You can often retrofit an existing pipe. Clamp-on ultrasonic meters require no pipe cutting, while insertion meters require tapping. Inline meters need pipe modification but often deliver better accuracy. The decision depends on shutdown tolerance, accuracy target, pipe material, and available straight run.
Which Water Flow Meter Type Is Best for Accurate GPM in Clean Water?
For clean water, turbine, positive displacement, electromagnetic, and ultrasonic meters can all work. The best choice depends on flow range and installation. Low-flow clean water may suit positive displacement. Larger clean-water systems often use electromagnetic or ultrasonic meters to reduce pressure loss and maintenance.

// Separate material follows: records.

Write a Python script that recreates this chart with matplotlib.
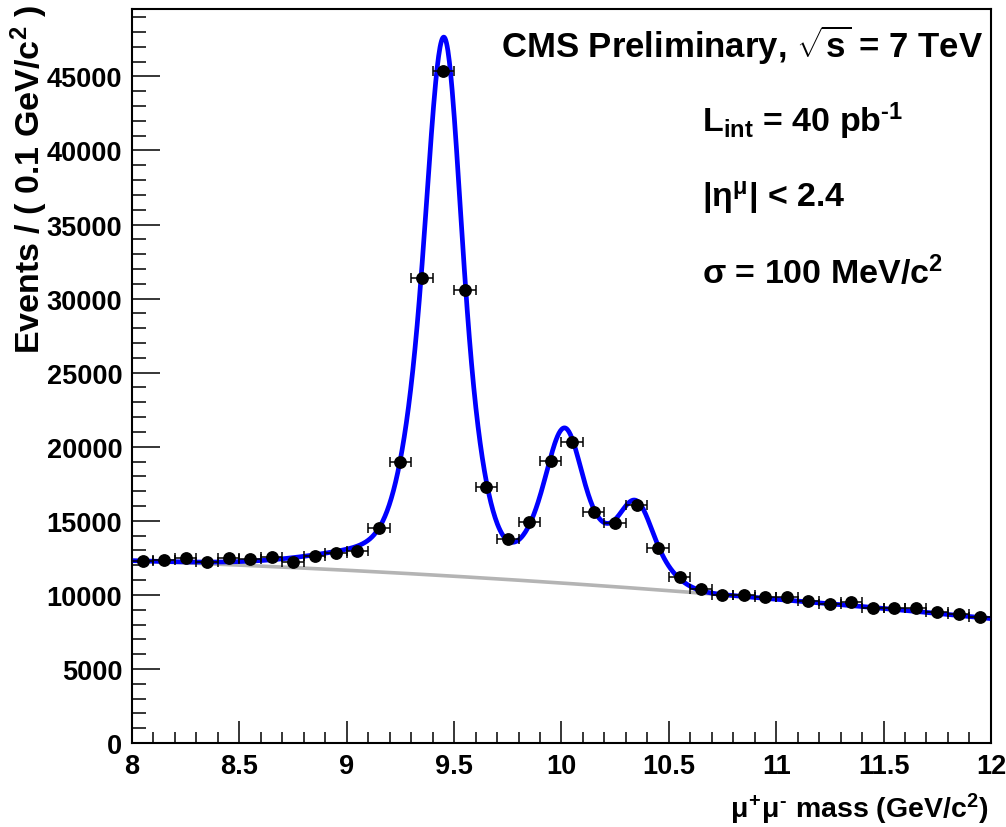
import numpy as np
import matplotlib
matplotlib.use("Agg")
import matplotlib.pyplot as plt
from matplotlib.ticker import MultipleLocator, FuncFormatter

# dimuon mass spectrum, 0.1 GeV bins
bin_centers = [8.05, 8.15, 8.25, 8.35, 8.45, 8.55, 8.65, 8.75, 8.85, 8.95,
               9.05, 9.15, 9.25, 9.35, 9.45, 9.55, 9.65, 9.75, 9.85, 9.95,
               10.05, 10.15, 10.25, 10.35, 10.45, 10.55, 10.65, 10.75, 10.85, 10.95,
               11.05, 11.15, 11.25, 11.35, 11.45, 11.55, 11.65, 11.75, 11.85, 11.95]
events = [12300, 12350, 12470, 12240, 12490, 12420, 12530, 12240, 12640, 12800,
          12940, 14490, 18950, 31400, 45350, 30550, 17280, 13800, 14900, 19060,
          20290, 15620, 14840, 16070, 13160, 11190, 10390, 9990, 9990, 9830,
          9870, 9610, 9380, 9490, 9090, 9090, 9090, 8820, 8710, 8530]
bin_half_width = 0.05

# fit result: Upsilon(1S,2S,3S) peaks on a quadratic background
peak_mass = [9.452, 10.013, 10.347]
peak_height = [35990, 10131, 5698]
core_sigma = [0.065, 0.069, 0.065]
wide_sigma = [0.125, 0.1325, 0.125]
tail_sigma = [0.45, 0.477, 0.45]
shape_frac = [0.385, 0.554, 0.061]   # core, wide, low-mass tail
bkg_coef = [10800, -975, -112.5]     # in (m - 10)


def background(m):
    t = m - 10.0
    return bkg_coef[0] + bkg_coef[1] * t + bkg_coef[2] * t ** 2


def peak(m, i):
    d = m - peak_mass[i]
    fc, fw, ft = shape_frac
    core = fc * np.exp(-d ** 2 / (2 * core_sigma[i] ** 2))
    wide = fw * np.exp(-d ** 2 / (2 * wide_sigma[i] ** 2))
    tail = np.where(d < 0, ft * np.exp(-d ** 2 / (2 * tail_sigma[i] ** 2)),
                    ft * np.exp(-d ** 2 / (2 * core_sigma[i] ** 2)))
    return peak_height[i] * (core + wide + tail)


plt.rcParams["font.family"] = ["Liberation Sans", "DejaVu Sans"]
plt.rcParams["font.weight"] = "bold"
plt.rcParams["mathtext.fontset"] = "custom"
plt.rcParams["mathtext.rm"] = "Liberation Sans:bold"
plt.rcParams["mathtext.bf"] = "Liberation Sans:bold"
plt.rcParams["mathtext.it"] = "Liberation Sans:bold"
plt.rcParams["mathtext.sf"] = "Liberation Sans"

fig = plt.figure(figsize=(10.06, 8.28), dpi=100)
ax = fig.add_axes([0.1312, 0.1014, 0.8538, 0.8866])

m = np.linspace(8, 12, 1200)
bkg = background(m)
total = bkg + sum(peak(m, i) for i in range(3))

ax.plot(m, bkg, color="#b4b4b4", lw=2.6, zorder=2)
ax.plot(m, total, color="#0000ff", lw=3.4, zorder=3)
ax.errorbar(bin_centers, events, xerr=bin_half_width, fmt="o", color="black",
            ms=8.2, elinewidth=1.1, capsize=3.8, capthick=1.1, zorder=4)

ax.set_xlim(8, 12)
ax.set_ylim(0, 49550)
ax.xaxis.set_major_locator(MultipleLocator(0.5))
ax.xaxis.set_minor_locator(MultipleLocator(0.1))
ax.yaxis.set_major_locator(MultipleLocator(5000))
ax.yaxis.set_minor_locator(MultipleLocator(1000))
ax.xaxis.set_major_formatter(FuncFormatter(lambda v, p: f"{v:g}"))
ax.yaxis.set_major_formatter(FuncFormatter(lambda v, p: f"{v:.0f}"))
ax.tick_params(axis="x", which="major", direction="in", length=16, width=1.1, pad=7)
ax.tick_params(axis="x", which="minor", direction="in", length=8, width=1.1)
ax.tick_params(axis="y", which="major", direction="in", length=20, width=1.1, pad=7)
ax.tick_params(axis="y", which="minor", direction="in", length=10, width=1.1)
ax.tick_params(top=False, right=False, which="both")
for spine in ax.spines.values():
    spine.set_linewidth(1.5)

for lab in ax.get_xticklabels() + ax.get_yticklabels():
    lab.set_fontweight("bold")
    lab.set_fontsize(19.5)

fig.text(0.982, 0.012, "$\\mu^{+}\\mu^{\u2010}$ mass (GeV/c$^{2}$)", ha="right",
         va="baseline", fontsize=20.5, weight="bold")
fig.text(0.029, 0.994, r"Events / ( 0.1 GeV/c$^{2}$ )", rotation=90, ha="center",
         va="top", fontsize=24.5, weight="bold")

fig.text(0.977, 1 - 58 / 828, r"CMS Preliminary, $\sqrt{s}$ = 7 TeV", ha="right",
         va="baseline", fontsize=25, weight="bold")
fig.text(0.698, 1 - 132 / 828, "L$_{\\mathrm{int}}$ = 40 pb$^{\u20101}$", ha="left",
         va="baseline", fontsize=24.5, weight="bold")
fig.text(0.698, 1 - 207 / 828, r"|$\mathsf{\eta}^{\mathsf{\mu}}$| < 2.4", ha="left",
         va="baseline", fontsize=24.5, weight="bold")
fig.text(0.698, 1 - 284 / 828, r"$\mathsf{\sigma}$ = 100 MeV/c$^{\mathrm{2}}$", ha="left",
         va="baseline", fontsize=24.5, weight="bold")

fig.savefig("out.png", dpi=100)
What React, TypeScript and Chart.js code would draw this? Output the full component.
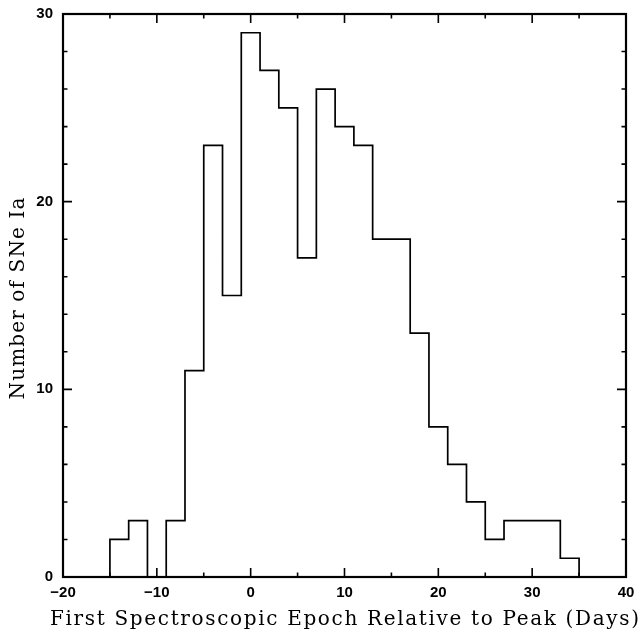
import React, { useEffect, useRef } from "react";
import { Chart, registerables } from "chart.js";

Chart.register(...registerables);

// Histogram bins (left edges, days) and counts
const binStarts = [-15, -13, -11, -9, -7, -5, -3, -1, 1, 3, 5, 7, 9, 11, 13, 15, 17, 19, 21, 23, 25, 27, 29, 31, 33];
const binWidth = 2;
const counts = [2, 3, 0, 3, 11, 23, 15, 29, 27, 25, 17, 26, 24, 23, 18, 18, 13, 8, 6, 4, 2, 3, 3, 3, 1];

const xMajorTicks = [-20, -10, 0, 10, 20, 30, 40];
const xMinorTicks = [-15, -5, 5, 15, 25, 35];
const yMajorTicks = [0, 10, 20, 30];
const yMinorTicks = [2, 4, 6, 8, 12, 14, 16, 18, 22, 24, 26, 28];

const xTitle = "First Spectroscopic Epoch Relative to Peak (Days)";
const yTitle = "Number of SNe Ia";

const drawSpaced = (ctx: any, text: string, cx: number, cy: number, target: number) => {
  ctx.letterSpacing = "0px";
  const w = ctx.measureText(text).width;
  const sp = Math.max(0, (target - w) / (text.length - 1));
  ctx.letterSpacing = sp + "px";
  ctx.textAlign = "left";
  ctx.fillText(text, cx - target / 2, cy);
  ctx.letterSpacing = "0px";
};

const framePlugin = {
  id: "frame",
  afterDatasetsDraw(chart: any) {
    const { ctx, chartArea, scales } = chart;
    const { left, right, top, bottom } = chartArea;
    const x = scales.x;
    const y = scales.y;
    ctx.save();
    ctx.strokeStyle = "#000";
    ctx.lineWidth = 1.6;
    const major = 9;
    const minor = 4.5;
    const tickX = (vals: number[], len: number) => {
      vals.forEach((v) => {
        const px = x.getPixelForValue(v);
        ctx.beginPath();
        ctx.moveTo(px, bottom);
        ctx.lineTo(px, bottom - len);
        ctx.moveTo(px, top);
        ctx.lineTo(px, top + len);
        ctx.stroke();
      });
    };
    const tickY = (vals: number[], len: number) => {
      vals.forEach((v) => {
        const py = y.getPixelForValue(v);
        ctx.beginPath();
        ctx.moveTo(left, py);
        ctx.lineTo(left + len, py);
        ctx.moveTo(right, py);
        ctx.lineTo(right - len, py);
        ctx.stroke();
      });
    };
    tickX(xMajorTicks, major);
    tickX(xMinorTicks, minor);
    tickY(yMajorTicks, major);
    tickY(yMinorTicks, minor);
    ctx.lineWidth = 2.2;
    ctx.strokeRect(left, top, right - left, bottom - top);

    ctx.fillStyle = "#000";
    ctx.font = '20px "DejaVu Serif"';
    ctx.textBaseline = "alphabetic";
    drawSpaced(ctx, xTitle, (left + right) / 2, 625, 589);
    ctx.save();
    ctx.translate(24, (top + bottom) / 2 + 3);
    ctx.rotate(-Math.PI / 2);
    drawSpaced(ctx, yTitle, 0, 0, 202);
    ctx.restore();
    ctx.restore();
  },
};

export default function App() {
  const canvasRef = useRef<HTMLCanvasElement | null>(null);

  useEffect(() => {
    document.body.style.margin = "0";
    const canvas = canvasRef.current;
    if (!canvas) return;
    const points: { x: number; y: number }[] = [{ x: binStarts[0], y: 0 }];
    binStarts.forEach((s, i) => points.push({ x: s, y: counts[i] }));
    points.push({ x: binStarts[binStarts.length - 1] + binWidth, y: 0 });

    const tickFont = { family: "Liberation Sans", size: 15, weight: "bold" as const };

    const chart = new Chart(canvas, {
      type: "line",
      data: {
        datasets: [
          {
            data: points,
            stepped: "before",
            borderColor: "#000",
            borderWidth: 1.7,
            pointRadius: 0,
            fill: false,
            tension: 0,
          },
        ],
      },
      options: {
        animation: false,
        responsive: true,
        maintainAspectRatio: false,
        layout: { padding: { left: 0, top: 14, right: 15, bottom: 0 } },
        plugins: { legend: { display: false }, tooltip: { enabled: false } },
        scales: {
          x: {
            type: "linear",
            min: -20,
            max: 40,
            grid: { display: false, drawTicks: false },
            border: { display: false },
            afterBuildTicks: (scale: any) => {
              scale.ticks = xMajorTicks.map((v) => ({ value: v }));
            },
            afterFit: (scale: any) => {
              scale.height = 53;
              scale.paddingLeft = 0;
              scale.paddingRight = 0;
            },
            ticks: {
              color: "#000",
              font: tickFont,
              padding: 7,
              maxRotation: 0,
              autoSkip: false,
              callback: (v: any) => String(v).replace("-", "\u2212"),
            },
          },
          y: {
            type: "linear",
            min: 0,
            max: 30,
            grid: { display: false, drawTicks: false },
            border: { display: false },
            afterBuildTicks: (scale: any) => {
              scale.ticks = yMajorTicks.map((v) => ({ value: v }));
            },
            afterFit: (scale: any) => {
              scale.width = 63;
              scale.paddingTop = 0;
              scale.paddingBottom = 0;
            },
            ticks: {
              color: "#000",
              font: tickFont,
              padding: 10,
              autoSkip: false,
            },
          },
        },
      },
      plugins: [framePlugin],
    });
    return () => chart.destroy();
  }, []);

  return (
    <div style={{ position: "relative", width: 641, height: 630, background: "#fff" }}>
      <canvas ref={canvasRef} />
    </div>
  );
}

Which Meter Works Best for Dirty Water or Wastewater?
Electromagnetic flow meters are commonly selected for conductive dirty water and wastewater because they have no moving parts and minimal obstruction. Doppler ultrasonic can be considered when pipe cutting is impossible, but field accuracy depends heavily on solids distribution and signal quality.
Why Does My GPM Reading Change After Installation Even Though the Pump Is Stable?
Common causes include air pockets, insufficient straight run, turbulence from an upstream valve, wrong pipe ID settings, poor grounding, partial pipe conditions, or incorrect PLC scaling. Check installation and configuration before assuming the meter is defective.
Is Clamp-On Ultrasonic Accurate Enough for GPM Measurement?
Clamp-on ultrasonic meters are excellent for retrofits, audits, and many monitoring applications. Typical field accuracy is often lower than inline meters because pipe material, wall thickness, lining, coupling, and straight run affect the signal. For billing or dosing, validate with a reference method.
What Information Should I Send a Supplier Before Buying?
Send fluid type, conductivity, temperature, pressure, pipe material, pipe ID, wall thickness, minimum/normal/maximum GPM, available straight run, required accuracy, output signal, installation photos, and whether the pipe can be cut or shut down.